The Bulletin

Dominion says it will cut methane emissions. Environmental group: What about that pipeline?

By: - February 13, 2019 6:10 am
Dominion Energy's downtown Richmond building. (Ned Oliver/Virginia Mercury)

Dominion Energy, Virginia’s largest electric utility and a major U.S. energy company, is headquartered in Richmond. (Ned Oliver/Virginia Mercury)

In a news release, Dominion Energy announced Tuesday its plans to reduce methane emissions by 50 percent over the next decade.

Under its new initiative, the company will prevent more than 430,000 metric tons of methane, the primary component of natural gas, from entering the atmosphere, “the equivalent of taking 2.3 million cars off the road for a year or planting nearly 180 million new trees,” the news release states.

But at least one environmental group called the utility out on its claims.

“The best way for Dominion to reduce methane emissions is to abandon its plans to build its controversial and unnecessary $7.5 billion pipeline,” Harrison Wallace, Virginia director of the Chesapeake Climate Action Network, said in a statement.

The Atlantic Coast Pipeline, Wallace contends, will emit nearly 68 million metric tons of “planet-warming gases,” he said, offsetting any gains the utility makes in its newly-announced initiative.

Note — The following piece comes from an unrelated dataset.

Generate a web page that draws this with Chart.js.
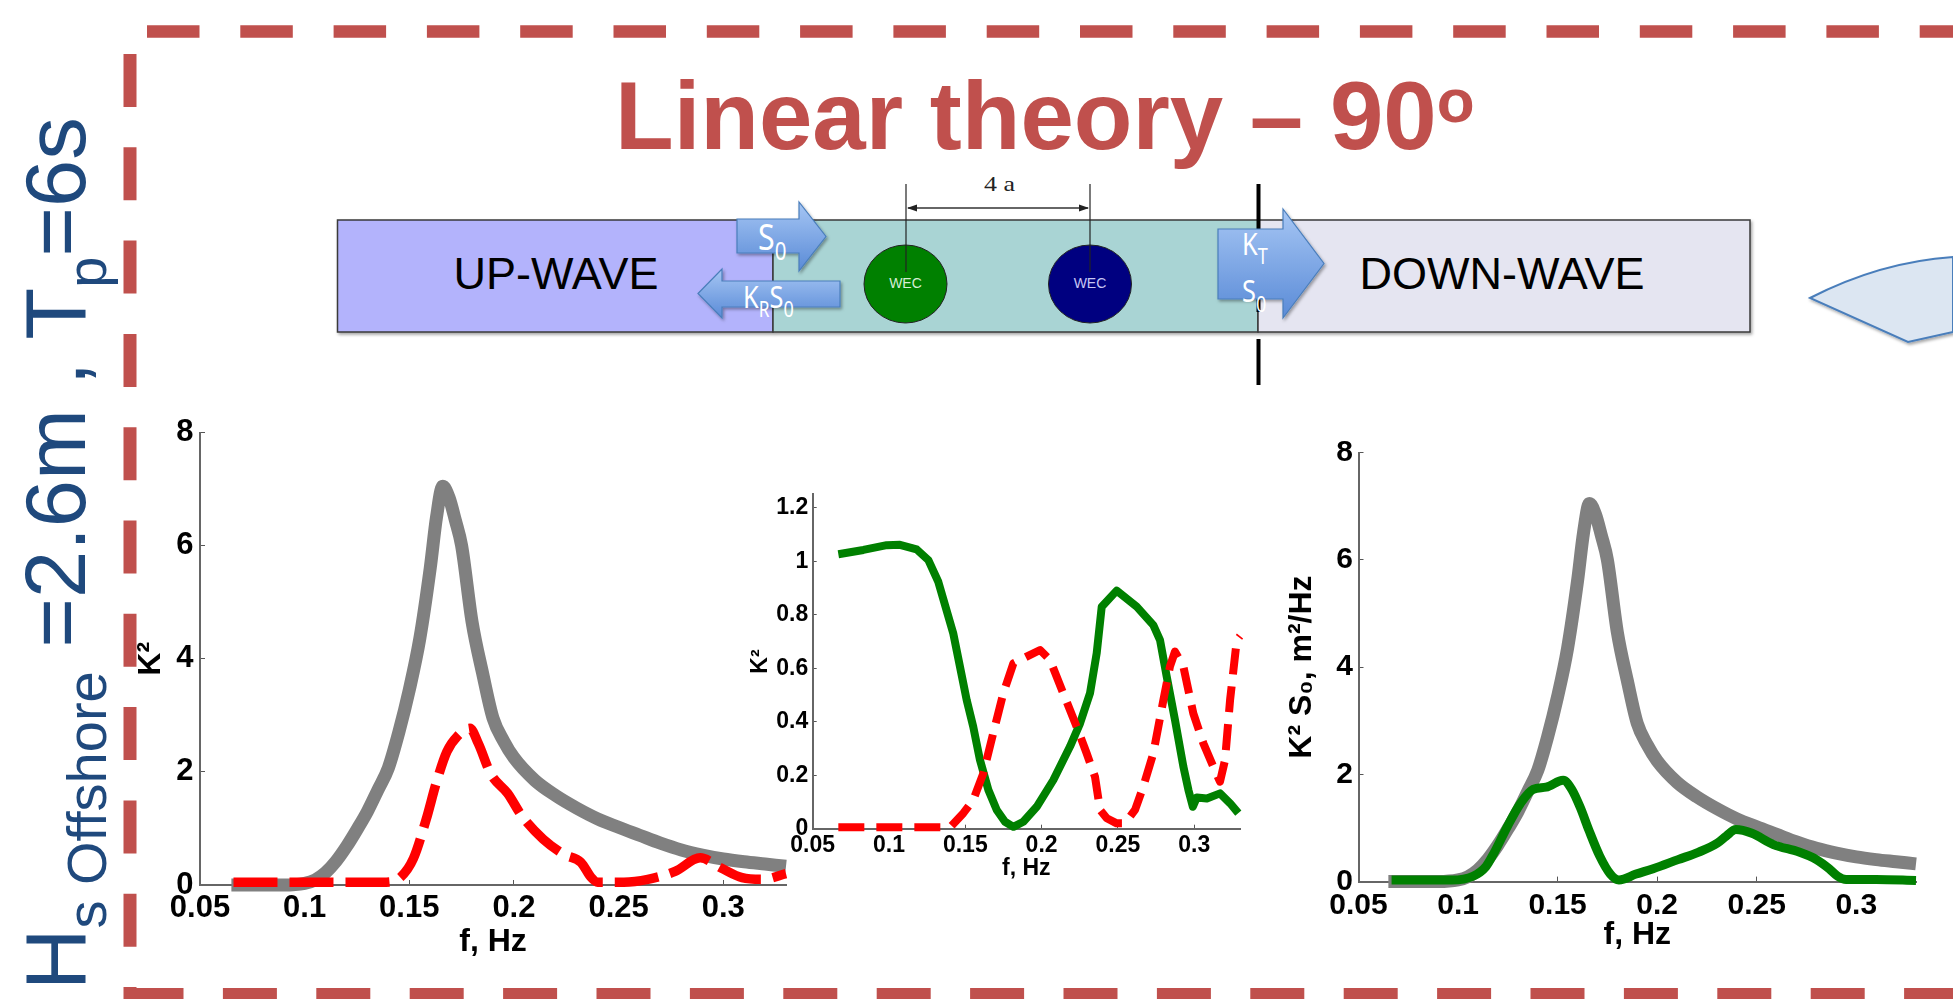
<!DOCTYPE html>
<html>
<head>
<meta charset="utf-8">
<script src="https://cdn.jsdelivr.net/npm/chart.js@4.4.1/dist/chart.umd.min.js"></script>
<style>
html,body{margin:0;padding:0;background:#fff;}
body{width:1953px;height:999px;position:relative;overflow:hidden;font-family:'Liberation Sans',Arial,sans-serif;}
#deco{position:absolute;left:0;top:0;}
canvas{position:absolute;}
#c1{left:100px;top:400px;}
#c2{left:730px;top:470px;}
#c3{left:1270px;top:420px;}
</style>
</head>
<body>
<svg id="deco" width="1953" height="999" xmlns="http://www.w3.org/2000/svg">
  <defs>
    <linearGradient id="arrowGrad" x1="0" y1="0" x2="0" y2="1">
      <stop offset="0" stop-color="#A6C6F4"/>
      <stop offset="1" stop-color="#5A8BD7"/>
    </linearGradient>
    <filter id="sh" x="-5%" y="-10%" width="112%" height="130%">
      <feDropShadow dx="1.5" dy="2" stdDeviation="1.4" flood-color="#000" flood-opacity="0.35"/>
    </filter>
  </defs>
  <!-- dashed frame -->
  <g stroke="#C0504D" fill="none">
    <line x1="147" y1="31.5" x2="1953" y2="31.5" stroke-width="12.5" stroke-dasharray="52.5 40.8"/>
    <line x1="130" y1="54" x2="130" y2="999" stroke-width="13" stroke-dasharray="53 40.3"/>
    <line x1="129.5" y1="994" x2="1953" y2="994" stroke-width="12" stroke-dasharray="54 39.4"/>
  </g>
  <!-- rotated left caption -->
  <text transform="translate(85,990) rotate(-90)" font-family="'Liberation Sans',Arial,sans-serif" font-size="85" fill="#1F497D">H<tspan font-size="56" dy="21">s Offshore</tspan><tspan font-size="85" dy="-21"> =2.6m , T</tspan><tspan font-size="56" dy="21">p</tspan><tspan font-size="85" dy="-21">=6s</tspan></text>
  <!-- title -->
  <text x="615" y="149" font-family="'Liberation Sans',Arial,sans-serif" font-weight="bold" font-size="96" fill="#C0504D">Linear theory – 90<tspan font-size="62" dy="-27">o</tspan></text>
  <!-- diagram regions -->
  <g filter="url(#sh)">
    <rect x="337.5" y="220" width="435.5" height="112" fill="#B3B3FC" stroke="#3a3a3a" stroke-width="1.5"/>
    <rect x="773" y="220" width="485" height="112" fill="#A9D4D4" stroke="#3a3a3a" stroke-width="1.5"/>
    <rect x="1258" y="220" width="492" height="112" fill="#E5E5F1" stroke="#3a3a3a" stroke-width="1.5"/>
  </g>
  <text x="556" y="289" text-anchor="middle" font-family="'Liberation Sans',Arial,sans-serif" font-size="45" fill="#000">UP-WAVE</text>
  <text x="1502" y="289" text-anchor="middle" font-family="'Liberation Sans',Arial,sans-serif" font-size="45" fill="#000">DOWN-WAVE</text>
  <!-- barrier line -->
  <line x1="1258.5" y1="184" x2="1258.5" y2="312" stroke="#000" stroke-width="4"/>
  <line x1="1258.5" y1="339" x2="1258.5" y2="385" stroke="#000" stroke-width="4"/>
  <!-- WECs -->
  <ellipse cx="905.5" cy="284" rx="41.5" ry="39" fill="#008000" stroke="#222" stroke-width="1"/>
  <ellipse cx="1090" cy="284" rx="41.5" ry="39" fill="#000080" stroke="#222" stroke-width="1"/>
  <text x="905.5" y="288" text-anchor="middle" font-family="'Liberation Sans',Arial,sans-serif" font-size="14" fill="#D6EED6">WEC</text>
  <text x="1090" y="288" text-anchor="middle" font-family="'Liberation Sans',Arial,sans-serif" font-size="14" fill="#C6C6F4">WEC</text>
  <line x1="906" y1="184" x2="906" y2="272" stroke="#222" stroke-width="1.2"/>
  <line x1="1090" y1="184" x2="1090" y2="272" stroke="#222" stroke-width="1.2"/>
  <line x1="908" y1="208" x2="1088" y2="208" stroke="#333" stroke-width="1.5"/>
  <polygon points="907,208 917,204.5 917,211.5" fill="#222"/>
  <polygon points="1089,208 1079,204.5 1079,211.5" fill="#222"/>
  <text x="984" y="191" textLength="31" lengthAdjust="spacingAndGlyphs" font-family="'Liberation Serif','Times New Roman',serif" font-size="21" fill="#222">4 a</text>
  <!-- arrows -->
  <g filter="url(#sh)" fill="url(#arrowGrad)" stroke="#4A7EBB" stroke-width="1.2">
    <polygon points="737,219 799,219 799,202 826,236.5 799,271 799,253 737,253"/>
    <polygon points="698,293.5 722,269 722,281 840,281 840,307 722,307 722,318"/>
    <polygon points="1218,229 1283,229 1283,209 1324,263.5 1283,318 1283,299 1218,299"/>
  </g>
  <g font-family="'Noto Sans','DejaVu Sans',sans-serif" fill="#fff">
    <text transform="translate(758,250) scale(0.82,1)" font-size="37">S<tspan font-size="25" dy="10">0</tspan></text>
    <text transform="translate(743,308) scale(0.82,1)" font-size="31">K<tspan font-size="21" dy="9">R</tspan><tspan font-size="31" dy="-9">S</tspan><tspan font-size="22" dy="9">0</tspan></text>
    <text transform="translate(1242,255) scale(0.82,1)" font-size="31">K<tspan font-size="22" dy="9">T</tspan></text>
    <text transform="translate(1242,302) scale(0.82,1)" font-size="31">S<tspan font-size="22" dy="10">0</tspan></text>
  </g>
  <!-- right callout fragment -->
  <path d="M1810,298 Q1880,262 1953,257 L1953,332 L1908,342 Z" fill="#DCE6F2" stroke="#4A7EBB" stroke-width="2" filter="url(#sh)"/>
</svg>

<canvas id="c1" width="700" height="570"></canvas>
<canvas id="c2" width="530" height="420"></canvas>
<canvas id="c3" width="670" height="560"></canvas>

<script>
// ---------- data ----------
const fTickVals = [0.05, 0.1, 0.15, 0.2, 0.25, 0.3];
const fTickLabels = ['0.05', '0.1', '0.15', '0.2', '0.25', '0.3'];
const specTickVals = [0, 2, 4, 6, 8];
const specTickLabels = ['0', '2', '4', '6', '8'];
const coefTickVals = [0, 0.2, 0.4, 0.6, 0.8, 1, 1.2];
const coefTickLabels = ['0', '0.2', '0.4', '0.6', '0.8', '1', '1.2'];

// Incident spectrum S0 (grey)
const fS0 = [0.065,0.09,0.1,0.105,0.11,0.115,0.12,0.125,0.13,0.135,0.14,0.145,0.15,0.155,0.16,0.163,0.166,0.169,0.172,0.175,0.18,0.185,0.19,0.195,0.2,0.21,0.22,0.23,0.24,0.25,0.26,0.27,0.28,0.29,0.3,0.31,0.32,0.33];
const S0 = [0,0,0.03,0.09,0.22,0.42,0.68,0.98,1.3,1.68,2.07,2.7,3.45,4.35,5.6,6.5,7.05,6.85,6.45,6.0,4.65,3.75,2.95,2.55,2.25,1.85,1.58,1.36,1.17,1.02,0.88,0.74,0.62,0.53,0.46,0.41,0.37,0.33];

// Reflected spectrum (red dashed, left chart)
const fRefl = [0.066,0.1,0.139,0.1456,0.152,0.158,0.163,0.168,0.173,0.179,0.183,0.189,0.197,0.204,0.214,0.224,0.232,0.237,0.24,0.2525,0.264,0.277,0.289,0.299,0.309,0.319,0.33];
const reflSpec = [0.05,0.05,0.05,0.13,0.47,1.15,1.82,2.36,2.63,2.77,2.5,1.96,1.62,1.21,0.81,0.54,0.40,0.13,0.05,0.05,0.1,0.24,0.48,0.3,0.13,0.1,0.2];

// Transmission coefficient K_T^2 (green, middle chart)
const fKT = [0.0668,0.0832,0.0985,0.1072,0.1181,0.1258,0.1323,0.1421,0.1509,0.1552,0.1596,0.1651,0.1706,0.176,0.1815,0.188,0.1968,0.2077,0.2186,0.2252,0.2317,0.2361,0.2394,0.2492,0.2623,0.2732,0.2776,0.282,0.2874,0.2929,0.2962,0.2991,0.3017,0.3083,0.3169,0.3235,0.3289];
const KT2 = [1.026,1.042,1.06,1.061,1.044,1.004,0.923,0.73,0.481,0.381,0.257,0.145,0.07,0.026,0.007,0.026,0.082,0.182,0.307,0.394,0.506,0.656,0.83,0.89,0.83,0.761,0.705,0.568,0.406,0.232,0.145,0.082,0.117,0.113,0.132,0.095,0.058];

// Reflection coefficient K_R^2 (red dashed, middle chart)
const fKR = [0.0668,0.14,0.1487,0.1552,0.1618,0.1683,0.1749,0.1815,0.1902,0.199,0.2055,0.2142,0.223,0.2295,0.235,0.2383,0.2427,0.2492,0.2547,0.2612,0.2666,0.2732,0.2798,0.2841,0.2874,0.2929,0.2994,0.306,0.3125,0.3169,0.3202,0.3235,0.3279,0.33];
const KR2 = [0.005,0.005,0.058,0.107,0.207,0.357,0.506,0.618,0.643,0.668,0.631,0.506,0.381,0.282,0.194,0.07,0.039,0.02,0.02,0.07,0.157,0.282,0.481,0.606,0.662,0.606,0.431,0.319,0.232,0.176,0.257,0.481,0.705,0.72];

// Transmitted spectrum (green, right chart)
const fTrans = [0.0666,0.0968,0.1075,0.114,0.1183,0.1248,0.1312,0.1377,0.1442,0.1528,0.1571,0.1614,0.1657,0.1711,0.1765,0.1808,0.1894,0.198,0.2105,0.2209,0.2303,0.2347,0.2395,0.2476,0.2584,0.2713,0.28,0.2864,0.2907,0.2949,0.31,0.33];
const transSpec = [0.03,0.03,0.1,0.28,0.55,1.03,1.45,1.72,1.76,1.89,1.72,1.38,0.96,0.48,0.14,0.03,0.14,0.24,0.41,0.55,0.72,0.85,0.97,0.9,0.69,0.55,0.41,0.24,0.1,0.04,0.04,0.02];

// ---------- chart construction ----------
const FONT = "'Liberation Sans', Arial, Helvetica, sans-serif";
Chart.defaults.font.family = FONT;
Chart.defaults.color = '#000';

function pts(fs, vs) { return fs.map((f, i) => ({ x: f, y: vs[i] })); }

function xScale(o) {
  return {
    type: 'linear', position: 'bottom', min: 0.05, max: 0.33,
    afterBuildTicks: s => { s.ticks = fTickVals.map(v => ({ value: v })); },
    afterFit: s => { s.height = o.h; },
    ticks: { autoSkip: false, maxRotation: 0, minRotation: 0, padding: o.tickPad,
             font: { size: o.tickSize, weight: 'bold' }, color: '#000',
             callback: (v, i) => fTickLabels[i] },
    grid: { display: true, drawOnChartArea: false, drawTicks: true, tickLength: -o.tickLen, color: '#555', lineWidth: 1 },
    border: { display: true, color: '#666', width: 2 },
    title: { display: true, text: 'f, Hz', color: '#000', font: { size: o.titleSize, weight: 'bold' },
             padding: { top: 0, bottom: o.titlePad } }
  };
}
function yScale(o) {
  return {
    type: 'linear', position: 'left', min: o.min, max: o.max,
    afterBuildTicks: s => { s.ticks = o.vals.map(v => ({ value: v })); },
    afterFit: s => { s.width = o.w; },
    ticks: { autoSkip: false, padding: o.tickPad, font: { size: o.tickSize, weight: 'bold' }, color: '#000',
             callback: (v, i) => o.labels[i] },
    grid: { display: true, drawOnChartArea: false, drawTicks: true, tickLength: -o.tickLen, color: '#555', lineWidth: 1 },
    border: { display: true, color: '#666', width: 2 },
    title: { display: true, text: o.title, color: '#000', font: { size: o.titleSize, weight: 'bold' },
             padding: { top: o.titlePad, bottom: 0 } }
  };
}
function line(data, color, width, dash, smooth) {
  return { data, borderColor: color, backgroundColor: color, borderWidth: width, borderDash: dash || [],
           pointRadius: 0, fill: false, clip: false, borderCapStyle: 'butt', borderJoinStyle: 'round',
           cubicInterpolationMode: smooth ? 'monotone' : 'default', tension: 0 };
}
function baseOpts(pad, scales) {
  return { responsive: false, animation: false, events: [],
           layout: { padding: pad },
           plugins: { legend: { display: false }, tooltip: { enabled: false } },
           scales };
}

// Left: incident + reflected spectra
new Chart(document.getElementById('c1'), {
  type: 'line',
  data: { datasets: [
    line(pts(fRefl, reflSpec), '#FF0000', 9.5, [44, 12], true),
    line(pts(fS0, S0), '#808080', 13, null, true)
  ] },
  options: baseOpts({ left: 0, right: 14, top: 32.5, bottom: 0 }, {
    x: xScale({ h: 85, tickPad: 9.4, tickLen: 5, tickSize: 31, titleSize: 32, titlePad: 8.8 }),
    y: yScale({ min: 0, max: 8, vals: specTickVals, labels: specTickLabels, w: 100, tickPad: 11.5, tickLen: 5,
                tickSize: 31, title: 'K²', titleSize: 32, titlePad: 31.8 })
  })
});

// Middle: coefficients
new Chart(document.getElementById('c2'), {
  type: 'line',
  data: { datasets: [
    line(pts(fKR, KR2), '#FF0000', 8, [26, 12], false),
    line(pts(fKT, KT2), '#008000', 8, null, false)
  ] },
  options: baseOpts({ left: 0, right: 20, top: 24.3, bottom: 0 }, {
    x: xScale({ h: 61.3, tickPad: 6.8, tickLen: 4, tickSize: 23, titleSize: 23, titlePad: 7.7 }),
    y: yScale({ min: 0, max: 1.25, vals: coefTickVals, labels: coefTickLabels, w: 82.7, tickPad: 8.4, tickLen: 4,
                tickSize: 23, title: 'K²', titleSize: 23, titlePad: 16.7 })
  })
});

// Right: incident + transmitted spectra
new Chart(document.getElementById('c3'), {
  type: 'line',
  data: { datasets: [
    line(pts(fTrans, transSpec), '#008000', 9, null, true),
    line(pts(fS0, S0), '#808080', 13, null, true)
  ] },
  options: baseOpts({ left: 0, right: 24, top: 32.5, bottom: 0 }, {
    x: xScale({ h: 98.4, tickPad: 11, tickLen: 5, tickSize: 30, titleSize: 32, titlePad: 25.8 }),
    y: yScale({ min: 0, max: 8, vals: specTickVals, labels: specTickLabels, w: 88.5, tickPad: 10.5, tickLen: 5,
                tickSize: 30, title: 'K² S₀, m²/Hz', titleSize: 32, titlePad: 12.8 })
  })
});
</script>
</body>
</html>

In its release, Dominion states it will prevent methane from entering the atmosphere by instituting new technology that will capture the gas during planned maintenance and inspections, which is “the largest source of methane emissions from Dominion Energy’s transmission and distribution pipeline system.”

Instead of releasing the gas, the utility will capture it and recycle it for use in other parts of the system.

“Instead of venting methane when we do maintenance or inspection, we’re now capturing, recycling and reusing it so it stays in our system and out of the atmosphere,” Diane Leopold, president and CEO of Dominion Energy’s Gas Infrastructure Group, said in the release.

Additional efforts to limit methane emissions include replacing old equipment and expanding leak detection programs across Dominion’s pipeline system.

“We recognize we need to do more to reduce greenhouse gas emissions to further combat climate change,” Leopold said. “We’ve made significant progress, but we’re determined to go much further.”

In his statement, Wallace conceded that “it’s refreshing that Dominion acknowledges that methane is harmful to our planet.” But the utility could “make real and significant progress toward a stable climate” by not building the Atlantic Coast Pipeline.

“We’ll know they’re serious about climate change if they start taking meaningful action to build a grid that is powered by 100 percent renewable energy,” he said.